Govt’s decision to relax CCI threshold limits for deal approvals has removed atleast one regulatory hurdle for business houses: CUTS

KNN India, March 09, 2016

Jaipur, March 9 (KNN) The Corporate Affairs Ministry’s decision to raise the financial threshold limit for companies seeking nod from Competition Commission for proposed mergers and acquisitions will remove atleast one regulatory hurdle for businesses, said an expert. The move is expected to benefit lots of start-ups, where deal valuations are not too high.

In a reply to KNN, the Associate fellow of CUTS Institute for Regulation & Competition (CIRC) Saket Sharma pointed that the current notifications by the MCA will remove one regulatory hurdle to take permission from the CCI by the set of businesses which get exemption due to changes in thresholds that has been double and further increase in the target based exemption.

In a notification on March 7, the ministry said it is enhancing “on the basis of the wholesale price index, the value of assets and the value of turnover, by hundred per cent for the purposes of Section 5 of the said (Competition) Act”.
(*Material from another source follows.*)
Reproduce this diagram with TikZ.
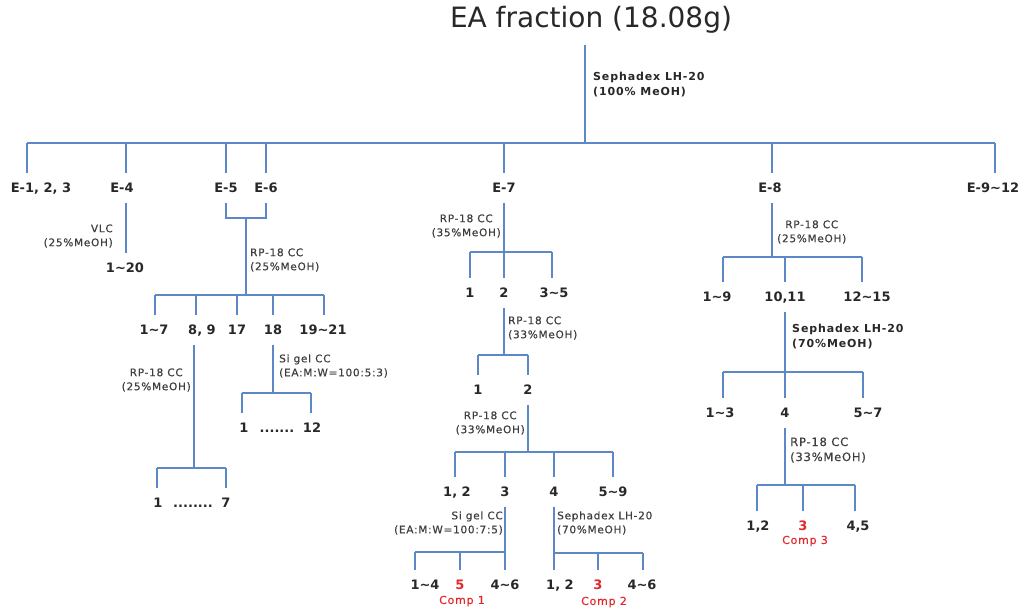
\documentclass[tikz,border=0pt]{standalone}
\usepackage{fontspec}
\setmainfont{DejaVu Sans}
\newfontfamily\condfont{DejaVu Sans}[LetterSpace=7, FakeBold=0.4]
\newfontfamily\condbold{DejaVu Sans Bold}[LetterSpace=8]
\definecolor{wireblue}{RGB}{92,136,200}
\definecolor{labgray}{RGB}{40,40,40}
\definecolor{compred}{RGB}{225,40,45}
\newcommand{\tld}{\textasciitilde}

\begin{document}
\begin{tikzpicture}[x=1pt, y=-1pt,
	wire/.style={draw=wireblue, line width=1.7pt},
	lab/.style={font=\fontsize{13}{13}\selectfont\bfseries, text=labgray, inner xsep=0pt, inner ysep=10pt, text height=9pt, text depth=0pt},
	hit/.style={lab, text=compred},
	cond/.style={font=\condfont\fontsize{10.5}{14}\selectfont, text=labgray!90, inner sep=0pt},
	boldcond/.style={font=\condbold\fontsize{11}{15}\selectfont, text=labgray, inner sep=0pt, align=left, anchor=west},
	comp/.style={font=\condfont\fontsize{11}{11}\selectfont, text=compred, inner sep=0pt}]
	\path[fill=white] (0,0) rectangle (1024,610);
	% Title and first column:
	\node[font=\fontsize{28}{28}\selectfont, text=labgray] (ea) at (591,20){EA fraction (18.08g)};
	\coordinate (top) at (585,45);
	\coordinate (bar) at (585,143);
	\draw[wire] (top) -- (bar);
	\node[boldcond] (cea) at (593,85){Sephadex LH-20\\(100\% MeOH)};
	\coordinate (d1) at (27,143);
	\coordinate (d4) at (126,143);
	\coordinate (d5) at (226,143);
	\coordinate (d6) at (266,143);
	\coordinate (d7) at (504,143);
	\coordinate (d8) at (772,143);
	\coordinate (d9) at (995,143);
	\draw[wire] (d1) -- (d9);
	\node[lab] (e1) at (41,188){E-1, 2, 3};
	\node[lab] (e4) at (122,188){E-4};
	\node[lab] (e5) at (226,188){E-5};
	\node[lab] (e6) at (266,188){E-6};
	\node[lab] (e7) at (504,188){E-7};
	\node[lab] (e8) at (770,188){E-8};
	\node[lab] (e9) at (993,188){E-9\tld12};
	\foreach \d/\e in {d1/e1, d4/e4, d5/e5, d6/e6, d7/e7, d8/e8, d9/e9}
		\draw[wire] (\d) -- (\d |- \e.north);

	% E-4:
	\node[lab] (e4a) at (125,268){1\tld20};
	\draw[wire] (e4.south -| d4) -- (e4a.north -| d4);
	\node[cond, align=right, anchor=east] (c4) at (113,236){VLC\\(25\%MeOH)};

	% E-5, E-6:
	\coordinate (j56) at (246,218);
	\coordinate (k56) at (246,295);
	\draw[wire] (e5.south) |- (j56) -| (e6.south);
	\draw[wire] (j56) -- (k56);
	\node[cond, align=left, anchor=west] (c56) at (250,260){RP-18 CC\\(25\%MeOH)};
	\coordinate (k1) at (155,295);
	\coordinate (k2) at (196,295);
	\coordinate (k3) at (237,295);
	\coordinate (k4) at (273,295);
	\coordinate (k5) at (324,295);
	\draw[wire] (k1) -- (k5);
	\node[lab] (f1) at (154,330){1\tld7};
	\node[lab] (f2) at (202,330){8, 9};
	\node[lab] (f3) at (237,330){17};
	\node[lab] (f4) at (273,330){18};
	\node[lab] (f5) at (323,330){19\tld21};
	\foreach \i in {1,...,5}
		\draw[wire] (k\i) -- (k\i |- f\i.north);

	% 8, 9:
	\coordinate (j89) at (194,468);
	\coordinate (g1) at (157,468);
	\coordinate (g2) at (226,468);
	\draw[wire] (j89 |- f2.south) -- (j89);
	\draw[wire] (g1) -- (g2);
	\node[cond, align=center, anchor=east] (c89) at (191,380){RP-18 CC\\(25\%MeOH)};
	\node[lab] (g1l) at (158,503){1};
	\node[lab] (gdots) at (193,503){........};
	\node[lab] (g2l) at (226,503){7};
	\draw[wire] (g1) -- (g1 |- g1l.north);
	\draw[wire] (g2) -- (g2 |- g2l.north);

	% 18:
	\coordinate (j18) at (273,393);
	\coordinate (h1) at (242,393);
	\coordinate (h2) at (311,393);
	\draw[wire] (f4.south) -- (j18);
	\draw[wire] (h1) -- (h2);
	\node[cond, align=left, anchor=west] (c18) at (279,366){Si gel CC\\(EA:M:W=100:5:3)};
	\node[lab] (h1l) at (244,428){1};
	\node[lab] (hdots) at (277,428){.......};
	\node[lab] (h2l) at (312,428){12};
	\draw[wire] (h1) -- (h1 |- h1l.north);
	\draw[wire] (h2) -- (h2 |- h2l.north);

	% E-7:
	\node[lab] (i1) at (470,293){1};
	\node[lab] (i2) at (504,293){2};
	\node[lab] (i3) at (554,293){3\tld5};
	\coordinate (m1) at (470,252);
	\coordinate (m3) at (552,252);
	\draw[wire] (e7.south) -- (i2.north);
	\draw[wire] (m1) -- (m3);
	\draw[wire] (m1) -- (m1 |- i1.north);
	\draw[wire] (m3) -- (m3 |- i3.north);
	\node[cond, align=center, anchor=east] (c7) at (501,226){RP-18 CC\\(35\%MeOH)};

	\coordinate (n0) at (504,355);
	\coordinate (n1) at (478,355);
	\coordinate (n2) at (528,355);
	\draw[wire] (i2.south) -- (n0);
	\draw[wire] (n1) -- (n2);
	\node[cond, align=left, anchor=west] (c72) at (508,328){RP-18 CC\\(33\%MeOH)};
	\node[lab] (n1l) at (478,390){1};
	\node[lab] (n2l) at (528,390){2};
	\draw[wire] (n1) -- (n1l.north);
	\draw[wire] (n2) -- (n2l.north);

	\coordinate (o0) at (528,452);
	\coordinate (o1) at (455,452);
	\coordinate (o2) at (505,452);
	\coordinate (o3) at (554,452);
	\coordinate (o4) at (613,452);
	\draw[wire] (n2l.south) -- (o0);
	\draw[wire] (o1) -- (o4);
	\node[cond, align=center, anchor=east] (c73) at (525,423){RP-18 CC\\(33\%MeOH)};
	\node[lab] (o1l) at (457,492){1, 2};
	\node[lab] (o2l) at (505,492){3};
	\node[lab] (o3l) at (554,492){4};
	\node[lab] (o4l) at (613,492){5\tld9};
	\foreach \i in {1,...,4}
		\draw[wire] (o\i) -- (o\i |- o\i l.north);

	% 3 and 4 of E-7:
	\node[lab] (p1l) at (425,585){1\tld4};
	\node[hit] (p2l) at (460,585){5};
	\node[lab] (p3l) at (505,585){4\tld6};
	\node[comp] (cp1) at (462,601){Comp 1};
	\coordinate (p1) at (415,552);
	\coordinate (p2) at (460,552);
	\coordinate (p3) at (505,552);
	\draw[wire] (o2l.south) -- (p3l.north);
	\draw[wire] (p1) -- (p3);
	\draw[wire] (p1) -- (p1 |- p1l.north);
	\draw[wire] (p2) -- (p2l.north);
	\node[cond, align=right, anchor=east] (c74) at (503,523){Si gel CC\\(EA:M:W=100:7:5)};

	\node[lab] (q1l) at (560,585){1, 2};
	\node[hit] (q2l) at (598,585){3};
	\node[lab] (q3l) at (642,585){4\tld6};
	\node[comp] (cp2) at (604,602){Comp 2};
	\coordinate (q1) at (554,553);
	\coordinate (q2) at (598,553);
	\coordinate (q3) at (643,553);
	\draw[wire] (o3l.south) -- (o3l.south |- q1l.north);
	\draw[wire] (q1) -- (q3);
	\draw[wire] (q2) -- (q2l.north);
	\draw[wire] (q3) -- (q3 |- q3l.north);
	\node[cond, align=left, anchor=west] (c75) at (557,523){Sephadex LH-20\\(70\%MeOH)};

	% E-8:
	\coordinate (r0) at (772,257);
	\coordinate (r1) at (723,257);
	\coordinate (r2) at (785,257);
	\coordinate (r3) at (862,257);
	\draw[wire] (e8.south -| r0) -- (r0);
	\draw[wire] (r1) -- (r3);
	\node[cond, align=center, anchor=west] (c8) at (777,232){RP-18 CC\\(25\%MeOH)};
	\node[lab] (r1l) at (717,297){1\tld9};
	\node[lab] (r2l) at (785,297){10,11};
	\node[lab] (r3l) at (867,297){12\tld15};
	\foreach \i in {1,2,3}
		\draw[wire] (r\i) -- (r\i |- r\i l.north);

	\coordinate (s0) at (785,372);
	\coordinate (s1) at (723,372);
	\coordinate (s3) at (863,372);
	\draw[wire] (r2l.south) -- (s0);
	\draw[wire] (s1) -- (s3);
	\node[boldcond] (c82) at (792,337){Sephadex LH-20\\(70\%MeOH)};
	\node[lab] (s1l) at (720,413){1\tld3};
	\node[lab] (s2l) at (785,413){4};
	\node[lab] (s3l) at (868,413){5\tld7};
	\draw[wire] (s1) -- (s1 |- s1l.north);
	\draw[wire] (s0) -- (s2l.north);
	\draw[wire] (s3) -- (s3 |- s3l.north);

	\coordinate (u0) at (785,485);
	\coordinate (u1) at (757,485);
	\coordinate (u2) at (803,485);
	\coordinate (u3) at (855,485);
	\draw[wire] (s2l.south) -- (u0);
	\draw[wire] (u1) -- (u3);
	\node[cond, font=\condfont\fontsize{11.5}{15}\selectfont, align=left, anchor=west] (c83) at (790,450){RP-18 CC\\(33\%MeOH)};
	\node[lab] (u1l) at (758,526){1,2};
	\node[hit] (u2l) at (803,526){3};
	\node[lab] (u3l) at (858,526){4,5};
	\node[comp] (cp3) at (805,541){Comp 3};
	\draw[wire] (u1) -- (u1 |- u1l.north);
	\draw[wire] (u2) -- (u2l.north);
	\draw[wire] (u3) -- (u3 |- u3l.north);
\end{tikzpicture}
\end{document}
For instance, only those mergers where the combined Indian assets is worth over Rs 2,000 crore or total Indian turnover is more than Rs 6,000 crore would require prior approval from the Competition Commission of India (CCI)..

Besides, combinations where the target company has less than Rs 350 crore worth assets or up to Rs 1,000 crore turnover would not require prior approval from CCI.

These threshold limits would be in place for five years till March 3, 2021. It is related to the financials of the target enterprise and not to the value of assets being transferred.

He also said that the combination approval is a time taking process and requires lot of investments in terms of resources, human resources and time for approvals by companies.

Growth through inorganic way by M&A activity is also important and major way for required consolidation in some sectors, he added.

“Let the market find ways to better ways of doing business and consolidate also for achieving scale,” Sharma suggested.

This also eases work of CCI as it will get more time to analyse big mergers, he said adding that as far as the concern of abuse might be there in future, there are instruments in Competition Law to take care of the ex-post anti-competitive effects.

He said Ease of Doing Business can be aimed by use of various legal and policy levers.

Previously, the limit was up to Rs 250 crore for assets and turnover of less than Rs 750 crore.